A former student of Naas CBS and Maynooth University, Dr Coyle lectures in English Literature and Creative Writing at Carlow College, St Patrick’s.
The book is a dual language text consisting of original poems in English with their Swedish translation. Peter Nyberg has translated the poems into Swedish, and Magnus Grehn Förlag is the publisher. The President of Carlow College, St Patrick’s, Fr Conn Ó Maoldhomhnaigh, will host the evening and the writer Peter Murphy will launch the book.

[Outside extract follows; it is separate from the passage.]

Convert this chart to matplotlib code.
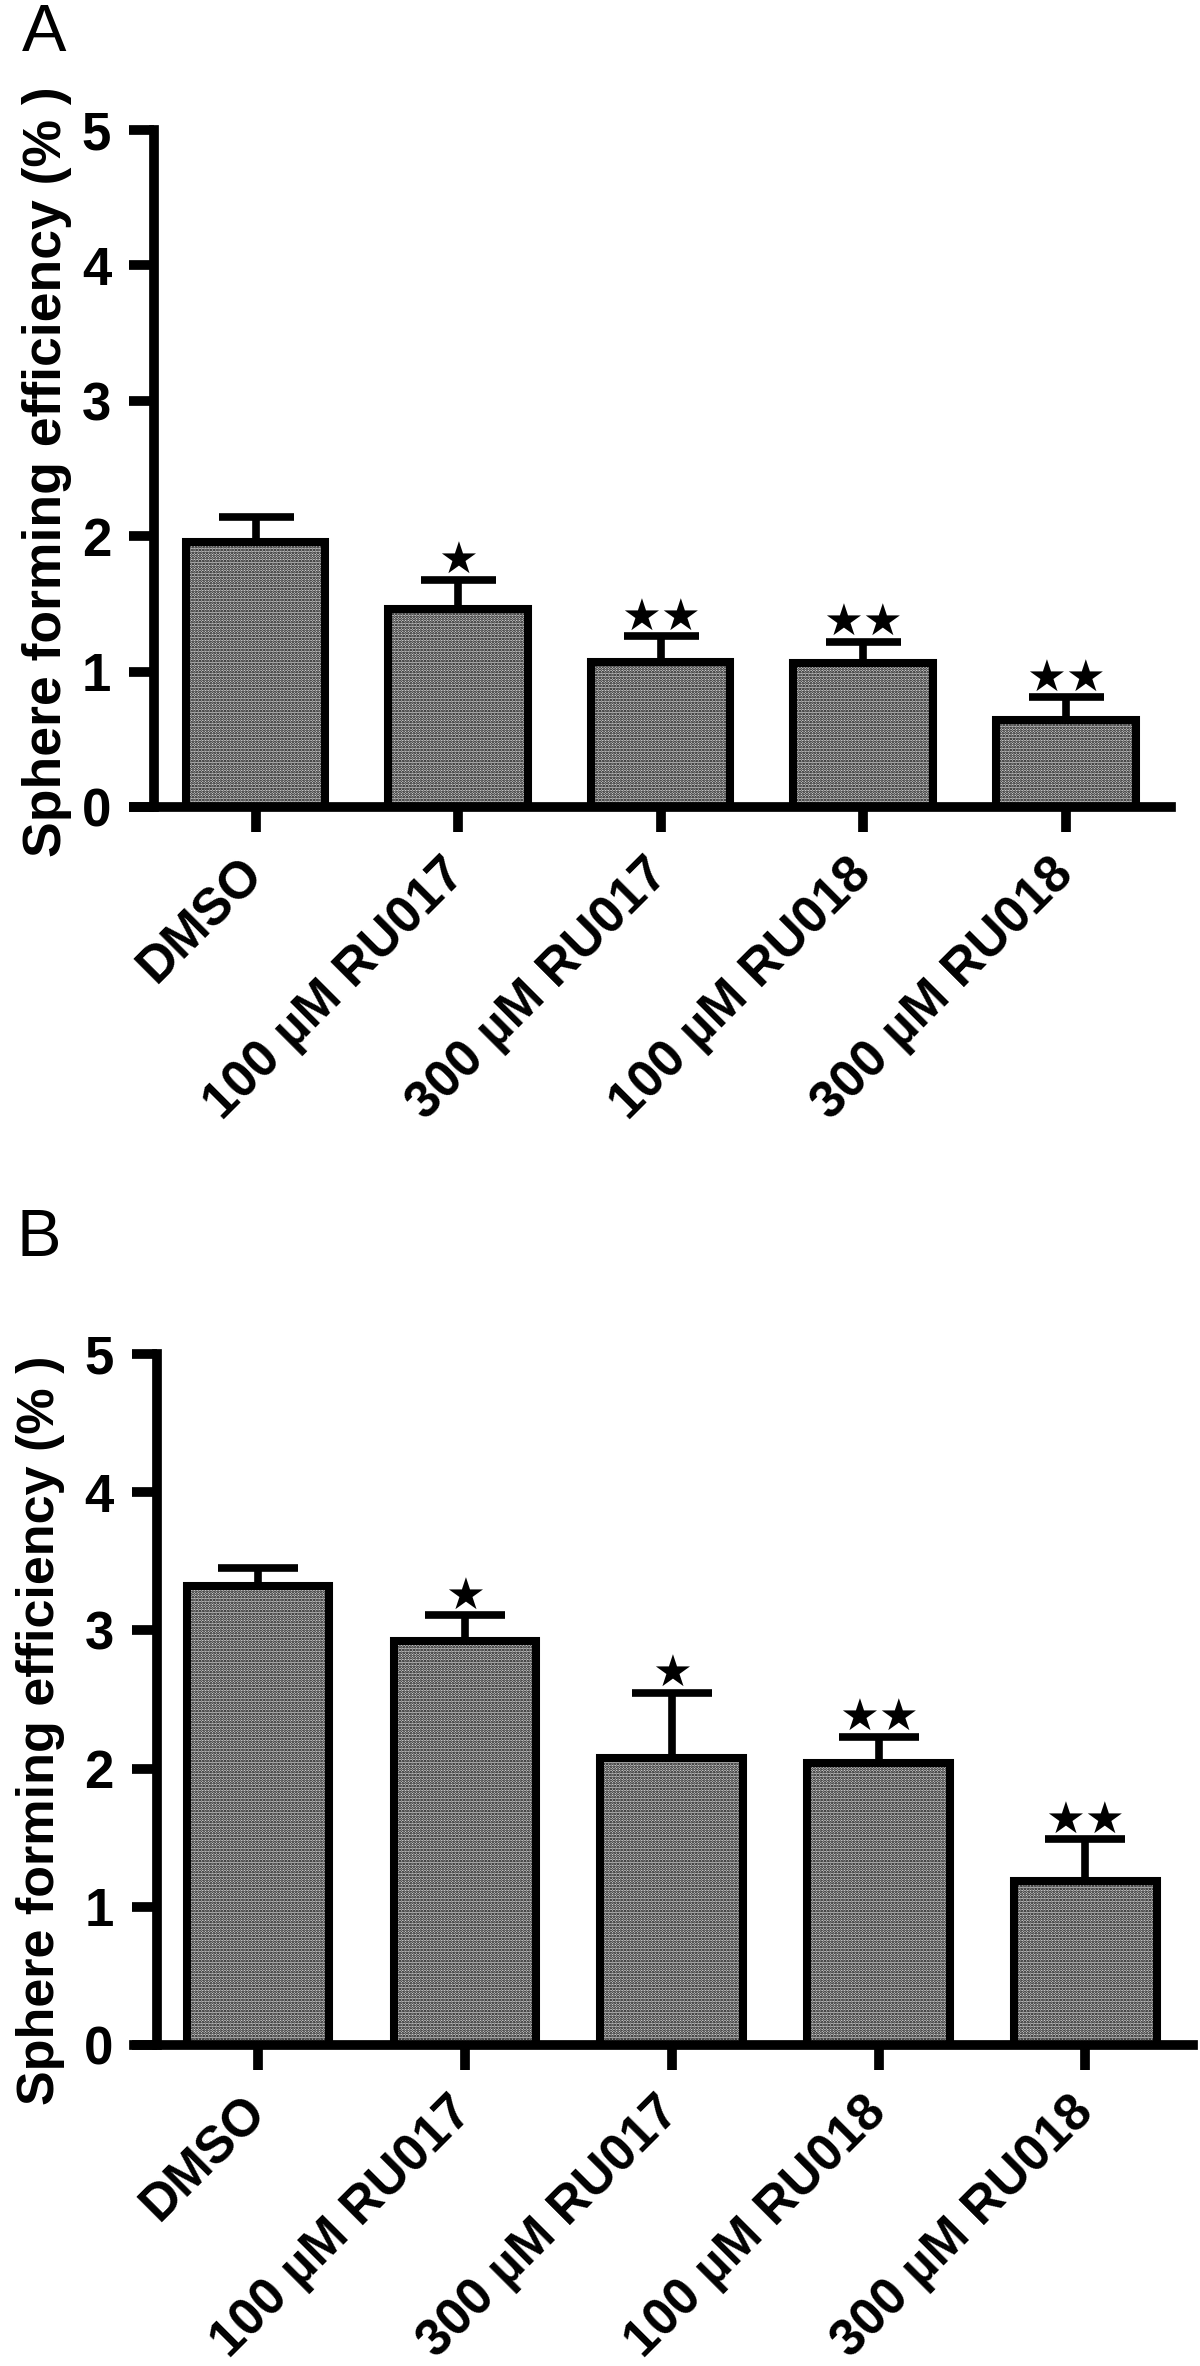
import numpy as np
import matplotlib
matplotlib.use("Agg")
import matplotlib.pyplot as plt

plt.rcParams['font.family'] = ['Liberation Sans', 'DejaVu Sans']
plt.rcParams['hatch.linewidth'] = 1.3

categories = ['DMSO', '100 µM RU017', '300 µM RU017', '100 µM RU018', '300 µM RU018']

# panel A
a_mean = [1.96, 1.46, 1.07, 1.06, 0.64]
a_err = [0.18, 0.22, 0.19, 0.16, 0.17]
a_sig = ['', '★', '★★', '★★', '★★']

# panel B
b_mean = [3.32, 2.92, 2.08, 2.04, 1.19]
b_err = [0.13, 0.19, 0.47, 0.19, 0.30]
b_sig = ['', '★', '★', '★★', '★★']

yticks = [0, 1, 2, 3, 4, 5]

W, H = 1200, 2366
fig = plt.figure(figsize=(W / 100, H / 100), dpi=100)


def panel(rect, means, errs, sig, letter, letter_xy, spine_x, capsize, label_xy, label_size):
    ax = fig.add_axes(rect)
    x = np.arange(len(categories))
    ax.bar(x, means, width=0.69, color='#d4d4d4', edgecolor='black',
           linewidth=5.8, hatch='.' * 6, zorder=2)
    ax.errorbar(x, means, yerr=[np.zeros(len(means)), errs], fmt='none',
                ecolor='black', elinewidth=5.5, capsize=capsize, capthick=5.5, zorder=3)
    for xi, m, e, s in zip(x, means, errs, sig):
        if s:
            ax.annotate(s, (xi, m + e), xytext=(0, 4), textcoords='offset points',
                        ha='center', va='baseline', fontsize=32, family='DejaVu Sans')

    ax.set_xlim(-0.6, 4.52)
    ax.set_ylim(0, 5)
    for side in ['top', 'right']:
        ax.spines[side].set_visible(False)
    ax.spines['left'].set_position(('data', spine_x))
    ax.spines['left'].set_bounds(0, 5)
    ax.spines['left'].set_linewidth(7)
    ax.spines['bottom'].set_linewidth(7)
    ax.spines['left'].set_capstyle('projecting')

    ax.set_yticks(yticks)
    ax.set_yticklabels([str(t) for t in yticks], fontsize=38, fontweight='bold')
    ax.set_xticks(x)
    ax.set_xticklabels(categories, fontsize=37, fontweight='bold', rotation=45,
                       ha='right', va='center', rotation_mode='anchor')
    ax.tick_params(axis='y', length=18, width=7, pad=13)
    ax.tick_params(axis='x', length=18, width=7, pad=25)

    ax.set_ylabel('Sphere forming efficiency (% )', fontsize=label_size, fontweight='bold')
    ax.yaxis.set_label_coords(*label_xy)

    fig.text(letter_xy[0], letter_xy[1], letter, fontsize=48, va='baseline', ha='left')
    return ax


panel([134 / W, 1 - 807 / H, 1037 / W, 677 / H], a_mean, a_err, a_sig,
      'A', (22 / W, 1 - 51 / H), -0.5, 27, (-0.060, 0.495), 38.5)
panel([134 / W, 1 - 2045 / H, 1059 / W, 691 / H], b_mean, b_err, b_sig,
      'B', (16 / W, 1 - 1256 / H), -0.49, 29, (-0.065, 0.456), 37.5)

fig.savefig('out.png', dpi=100, facecolor='white')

Once you open the pages of this intriguing collection, you enter the surreal surroundings of a real and imagined Carlow. Here Mozart and Beethoven drink pints in Tully’s bar. And a busy and preoccupied Bob Dylan and Andy Warhol work hard in New York’s legendary Chelsea Hotel, but manage to miss the Tiger of Annam who travels past them and on through the tunnels of time to end up in Carlow.
Whilst there, he strolls past Woodie’s on his way to the Barrow in a continuing search for a true north. And in this Carlow you will find the Coyle’s fellow Kildare man Christy Moore jamming outside the local Tesco with three musicians from a Picasso painting, and dressed like Ziggy Stardust, in an impromptu protest against the invasive nature of contemporary capitalism.
Carlow is not the only location. You also encounter Tranås, a town very similar in style and character to Carlow, but buried in the heartland of Sweden’s lake and forest country, halfway between Malmo and Stockholm on the train line. In this Tranås, you will encounter the legendary Swedish poet Magnus Larsson who wrote about lonely whales and unlucky jockeys in poems that were the talk of literary society across Europe and beyond (even outer space).
Where life in this Swedish town shares similarities with life in rural Ireland in the 60s, 70s, and even the 80s. Here the shops close on Sundays, and fathers and sons spend their time fishing by the lakes, admiring the exploits of Ove Fundin, the world Speedway Champion, immortalized atop a bronze motorbike in a statue at the centre of the town.
In poems of touching delicacy, Coyle evokes a very human world of suffering, injustice and tragedy. ‘The Shoulder’ recalls a tender moment shared between the German speaking Czech writer Franz Kafka and Milena Jesenská, both of whom would die tragically young; he from tuberculosis and she in a Nazi concentration camp.
‘The Charred Boots’ relates in an almost timeless way, the tragic loss of a child in a freak fire, as related by her ghostly voice, as she recounts the impact of this tragedy on her mourning parents.
The collection’s title poem, ‘Reading John Ashbery in Costa Coffee, Carlow’, whilst evoking the humorous presence of James Joyce, Gandhi and John Lennon, ends somewhat surprisingly with a reference to the ongoing Syrian conflict.
While the poems playfully engage with the possibilities opened up by contemporary physics, especially quantum theory, they are humane in a way that is timeless and challenging. Deeply engaged with contemporary reality, these poems constantly surprise, uplift and transform.
Derek Coyle has published poems in Ireland, Britain, Sweden and the U.S. He has been shortlisted for the Patrick Kavanagh Award, been runner-up in the Bradshaw Prize and he has featured in the Poetry Ireland ‘Poetry Introductions’ series. He represented Ireland at an international literary residency in Tranås in Sweden, as a guest of Kultivera, and he has featured in the International Poetry Festival in Jönköping.
He is a founding member of the Carlow Writers’ Co-Operative.